Results

Iowa Department of Agriculture and Land Stewardship

06/01/2026 | Press release | Distributed by Public on 06/01/2026 13:40

Secretary Naig Joins Gov. Reynolds for Farm to Faucet Water Quality Bill Signing

Secretary Naig Joins Gov. Reynolds for Farm to Faucet Water Quality Bill Signing

Secretary Naig and Gov. Reynolds championed the legislation to provide additional investments in water treatment facilities and rural and urban water quality practices

DES MOINES, Iowa (June 1, 2026) - Iowa Secretary of Agriculture Mike Naig today joined Gov. Kim Reynolds when she signed House File 2771, the Agriculture and Natural Resources budget, which includes new investments in water quality to support Farm to Faucet infrastructure improvements.

The Farm to Faucet legislation restructures the state's water excise tax distribution formula and makes strategic one-time investments that will provide nearly $320 million in water quality investments over the next 12 years. The Farm to Faucet water quality funding will be allocated to support the state's most effective programs and urgent needs.

"Thank you to Gov. Reynolds and legislators of both parties for supporting this balanced approach - working up and downstream - to improve water quality in Iowa without increasing the tax burden on hardworking Iowans. By re-directing existing dollars to fund projects and programs that are proven to work, we're able to modernize Iowa's water treatment infrastructure from the farm to the faucet," said Secretary Naig. "We have made tremendous progress working with farmers and landowners and hundreds of public and private partners to incorporate responsible farming practices, but there's no finish line when it comes to conservation. We're going to keep leveraging new research and technologies and identifying more partners to work alongside us to make meaningful changes on the land, which will lead to real, measurable changes in water quality."
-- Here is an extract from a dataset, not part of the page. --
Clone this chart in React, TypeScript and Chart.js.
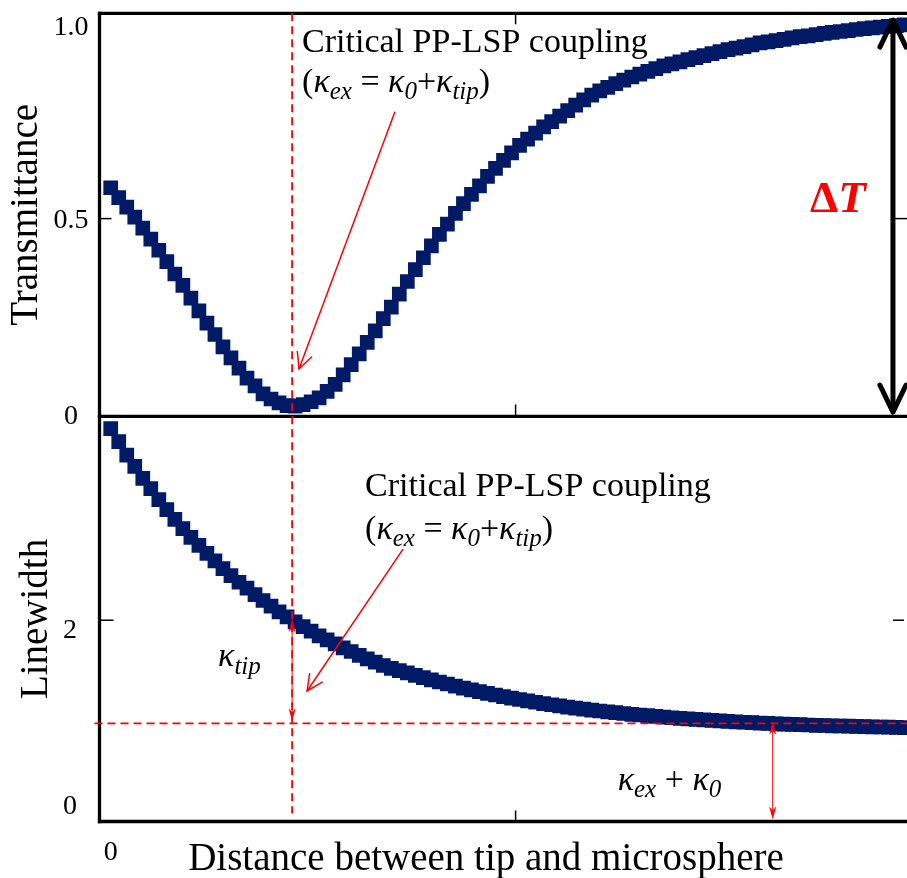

House File 2771, which includes the updated water excise tax distribution formula, goes into effect on July 1, 2026.

Overview of the Farm to Faucet Water Quality Funding

  • Provides the Iowa Department of Agriculture and Land Stewardship (IDALS) an estimated $52 million in new funding over 12 years to support practices like cover crops, edge-of-field buffers, wetlands, and grazing systems in the Greater Des Moines watershed, which encompasses 22 counties in northwest, north central and central Iowa. Targeting this region can make a significant impact both upstream and in the source waters that ultimately flow into the Central Iowa Water Works service area.
  • Allocates an additional $500,000 per year to the Iowa Department of Natural Resources (DNR) to support the existing statewide water quality monitoring network, which can be used for real-time water quality monitoring sensors, bringing the total state investment in monitoring to $3.5 million per year.
  • Utilizes the fund balance in an under-utilized program to support a one-time, $25 million investment in Central Iowa Water Works to expand infrastructure, increasing nitrate removal capacity over the next three years.
  • Increases annual funding, plus an additional one-time $8 million investment, to the Iowa Finance Authority's (IFA) Wastewater and Drinking Water Treatment Financial Assistance Program which provides grant funding to communities to upgrade water treatment infrastructure. The legislation also increases the maximum grant award from $500,000 to $1 million.
    • Provides $10 million to create the Rural Iowa Infrastructure Bank, a revolving loan fund that will provide 1 percent interest loans to small and mid-size communities (populations less than 11,000) for water treatment infrastructure.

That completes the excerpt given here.